Let me make some things clear to a few folks here:
1) Local zoning is not a housing policy. Federal and provincial governments set that course, the municipality with all its councillors and planners are at the very end of the tunnel.
2) The main housing “policy” mentioned by many is only a half-baked version of Chicago-school economics. No mention of simple solutions such as RGI or off-market housing, and rent control gets mocked more than it ought to be.
3) New infrastructure runs into similar issues as upzoning or unlocking new lands: Build a new highway into the wilderness, much of that new housing will be unaffordable estate lots. Build a new transit line through a neighbourhood rich or poor, people living near stations loose a home while the lands go to the highest bidder, making way for far-from-affordable towers. Infrastructure, like zoning, needs to be accompanied by a housing policy.
4) Developers do not create a “public service”, they create
use value which is quite frankly far more open to exchange than it should be.
5) Yes, the government is at fault and can’t be trusted, mostly because it has kowtowed industry interests by first creating loads of crappy projects meant to avoid competition with private real estate, then by restricting it to the “neediest” (Mulroney’s words not mine) to a point where tenants can’t pay for maintenance, before offloading that file to provinces. Now local governments and cooperatives can’t even maintain these boxes and sell them off to developers. Take it from David Hulchanski, not me.
6) Cash payment to tenants for rentals are not going to work because developers have themselves already received large cash incentives which have produced little to no new truly affordable housing. Cash payments are veering on UBI nonsense peddled by the Greens. Sure, you may give more freedom to choose, but does it secure any right to stay where you are? Far from it. They could be dispossessed so easily without some form of rent control.
7) To the S&D folks, sure, simple enough… but be careful. Countries have struggled to increase their housing supply by 2-3% annually at the best of times. Yes, there is a housing market with its rules but we have created it,
so please, stop describing it as a force of nature.

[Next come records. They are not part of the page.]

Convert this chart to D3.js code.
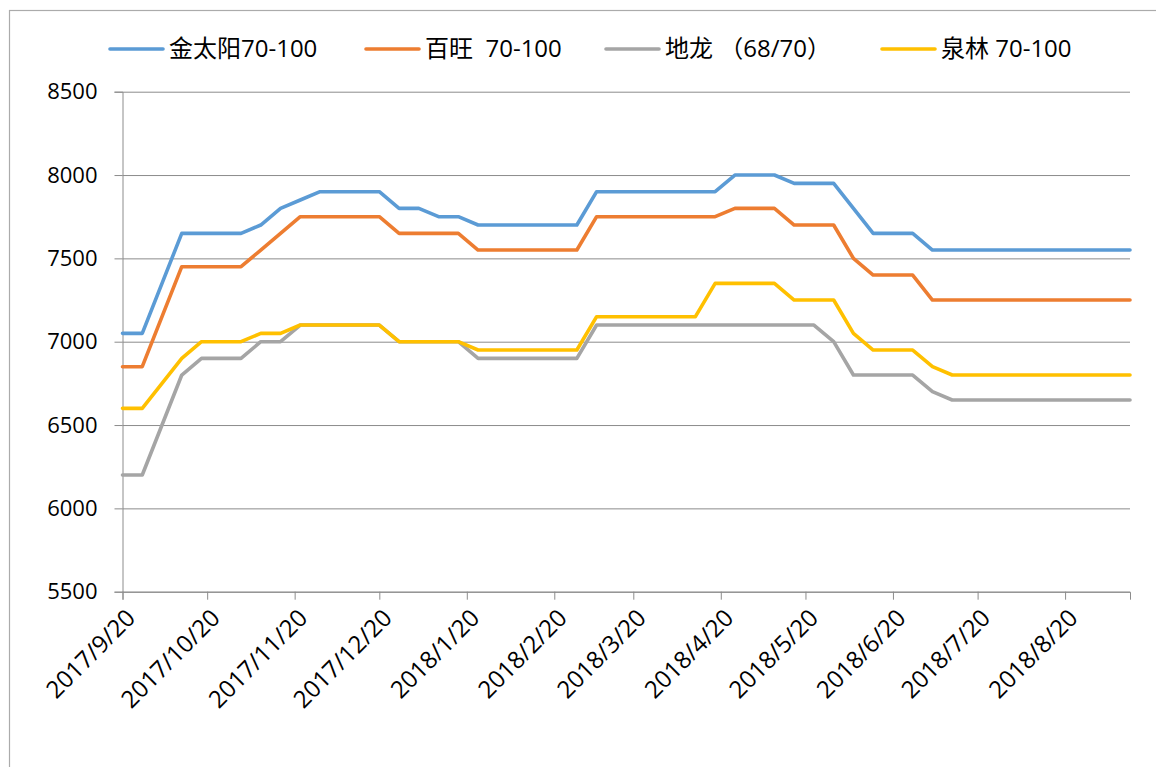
<!DOCTYPE html>
<html>
<head>
<meta charset="utf-8">
<script src="https://cdn.jsdelivr.net/npm/d3@7"></script>
<style>
  body { margin: 0; background: #fff; }
  svg text { white-space: pre; }
</style>
</head>
<body>
<div id="chart"></div>
<script>
// weekly price dates
const dates = [
  "2017-09-20", "2017-09-27", "2017-10-04", "2017-10-11", "2017-10-18", "2017-10-25",
  "2017-11-01", "2017-11-08", "2017-11-15", "2017-11-22", "2017-11-29",
  "2017-12-06", "2017-12-13", "2017-12-20", "2017-12-27",
  "2018-01-03", "2018-01-10", "2018-01-17", "2018-01-24", "2018-01-31",
  "2018-02-07", "2018-02-14", "2018-02-21", "2018-02-28",
  "2018-03-07", "2018-03-14", "2018-03-21", "2018-03-28",
  "2018-04-04", "2018-04-11", "2018-04-18", "2018-04-25",
  "2018-05-02", "2018-05-09", "2018-05-16", "2018-05-23", "2018-05-30",
  "2018-06-06", "2018-06-13", "2018-06-20", "2018-06-27",
  "2018-07-04", "2018-07-11", "2018-07-18", "2018-07-25",
  "2018-08-01", "2018-08-08", "2018-08-15", "2018-08-22", "2018-08-29",
  "2018-09-05", "2018-09-12"
];

const jinTaiYang = [7050, 7050, 7350, 7650, 7650, 7650, 7650, 7700, 7800, 7850, 7900, 7900, 7900, 7900,
  7800, 7800, 7750, 7750, 7700, 7700, 7700, 7700, 7700, 7700, 7900, 7900, 7900, 7900, 7900, 7900, 7900,
  8000, 8000, 8000, 7950, 7950, 7950, 7800, 7650, 7650, 7650,
  7550, 7550, 7550, 7550, 7550, 7550, 7550, 7550, 7550, 7550, 7550];

const baiWang = [6850, 6850, 7150, 7450, 7450, 7450, 7450, 7550, 7650, 7750, 7750, 7750, 7750, 7750,
  7650, 7650, 7650, 7650, 7550, 7550, 7550, 7550, 7550, 7550, 7750, 7750, 7750, 7750, 7750, 7750, 7750,
  7800, 7800, 7800, 7700, 7700, 7700, 7500, 7400, 7400, 7400,
  7250, 7250, 7250, 7250, 7250, 7250, 7250, 7250, 7250, 7250, 7250];

const diLong = [6200, 6200, 6500, 6800, 6900, 6900, 6900, 7000, 7000, 7100, 7100, 7100, 7100, 7100,
  7000, 7000, 7000, 7000, 6900, 6900, 6900, 6900, 6900, 6900, 7100, 7100, 7100, 7100, 7100, 7100, 7100,
  7100, 7100, 7100, 7100, 7100, 7000, 6800, 6800, 6800, 6800,
  6700, 6650, 6650, 6650, 6650, 6650, 6650, 6650, 6650, 6650, 6650];

const quanLin = [6600, 6600, 6750, 6900, 7000, 7000, 7000, 7050, 7050, 7100, 7100, 7100, 7100, 7100,
  7000, 7000, 7000, 7000, 6950, 6950, 6950, 6950, 6950, 6950, 7150, 7150, 7150, 7150, 7150, 7150, 7350,
  7350, 7350, 7350, 7250, 7250, 7250, 7050, 6950, 6950, 6950,
  6850, 6800, 6800, 6800, 6800, 6800, 6800, 6800, 6800, 6800, 6800];

const seriesNames = ["金太阳70-100", "百旺  70-100", "地龙 （68/70）", "泉林 70-100"];
const seriesValues = [jinTaiYang, baiWang, diLong, quanLin];
const colors = ["#5B9BD5", "#ED7D31", "#A5A5A5", "#FFC000"];

const yTicks = [5500, 6000, 6500, 7000, 7500, 8000, 8500];
const xTickDates = ["2017-09-20", "2017-10-20", "2017-11-20", "2017-12-20", "2018-01-20", "2018-02-20",
  "2018-03-20", "2018-04-20", "2018-05-20", "2018-06-20", "2018-07-20", "2018-08-20"];

const width = 1156, height = 767;
const plot = { left: 122.5, right: 1130, top: 91.7, bottom: 591.7 };
const legendX = [110, 366, 606, 882];
const font = "'Open Sans', 'Noto Sans CJK SC', sans-serif";

const parse = d3.timeParse("%Y-%m-%d");
const fmt = d3.timeFormat("%Y/%-m/%-d");
const xDates = dates.map(parse);

const svg = d3.select("#chart").append("svg")
    .attr("width", width)
    .attr("height", height);

svg.append("rect").attr("width", width).attr("height", height).attr("fill", "#fff");
// chart frame
svg.append("rect")
    .attr("x", 9.5).attr("y", 10.5)
    .attr("width", width + 20).attr("height", height + 20)
    .attr("fill", "none").attr("stroke", "#ababab").attr("stroke-width", 1.2);

const x = d3.scaleTime()
    .domain(d3.extent(xDates))
    .range([plot.left, plot.right]);
const y = d3.scaleLinear()
    .domain([5500, 8500])
    .range([plot.bottom, plot.top]);

// gridlines
svg.append("g")
    .attr("transform", `translate(${plot.left},0)`)
    .call(d3.axisLeft(y).tickValues(yTicks).tickSize(-(plot.right - plot.left)).tickFormat(""))
    .call(g => g.select(".domain").remove())
    .call(g => g.selectAll("line").attr("stroke", "#8c8c8c").attr("stroke-width", 1));

// y axis
const yAxis = svg.append("g")
    .attr("transform", `translate(${plot.left},0)`)
    .call(d3.axisLeft(y).tickValues(yTicks).tickSize(8).tickPadding(17).tickFormat(d3.format("d")));
yAxis.select(".domain").attr("stroke", "#8c8c8c");
yAxis.selectAll("line").attr("stroke", "#8c8c8c");
yAxis.selectAll("text")
    .attr("fill", "#000")
    .style("font-family", font)
    .style("font-size", "22px");

// x axis
const xAxis = svg.append("g")
    .attr("transform", `translate(0,${plot.bottom})`)
    .call(d3.axisBottom(x).tickValues(xTickDates.map(parse)).tickSize(8).tickFormat(fmt));
xAxis.select(".domain").attr("stroke", "#8c8c8c");
xAxis.selectAll("line").attr("stroke", "#8c8c8c");
xAxis.selectAll("text")
    .attr("fill", "#000")
    .style("font-family", font)
    .style("font-size", "24px")
    .attr("text-anchor", "end")
    .attr("dy", "0.35em")
    .attr("transform", "translate(0,14) rotate(-45)");

// lines
const line = d3.line()
    .x((d, i) => x(xDates[i]))
    .y(d => y(d));

seriesValues.forEach((vals, k) => {
    svg.append("path")
        .datum(vals)
        .attr("fill", "none")
        .attr("stroke", colors[k])
        .attr("stroke-width", 3.6)
        .attr("stroke-linejoin", "round")
        .attr("stroke-linecap", "round")
        .attr("d", line);
});

// legend
const legend = svg.append("g");
seriesNames.forEach((name, k) => {
    const g = legend.append("g").attr("transform", `translate(${legendX[k]},49)`);
    g.append("line")
        .attr("x1", 0).attr("x2", 53)
        .attr("stroke", colors[k]).attr("stroke-width", 3.6)
        .attr("stroke-linecap", "round");
    g.append("text")
        .attr("x", 59)
        .attr("dy", "0.35em")
        .style("font-family", font)
        .style("font-size", "24px")
        .text(name);
});
</script>
</body>
</html>
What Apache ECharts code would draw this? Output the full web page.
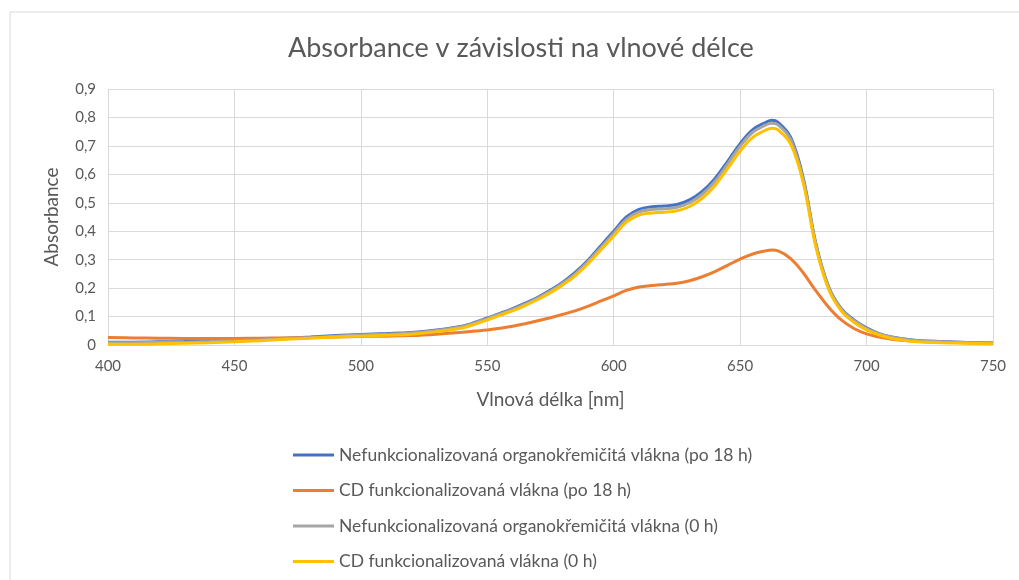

This election matters a ton for housing, more than the provincial or municipal ones, so make your choice, any choice. But my final piece of advice is don’t count on the government to save us from “big bad business”, but in equal measure don’t expect the “entrepreneurial” real estate industry to fill the void of “inefficient bureaucracy”. The state and private interests are really more intertwined than frequently imagined.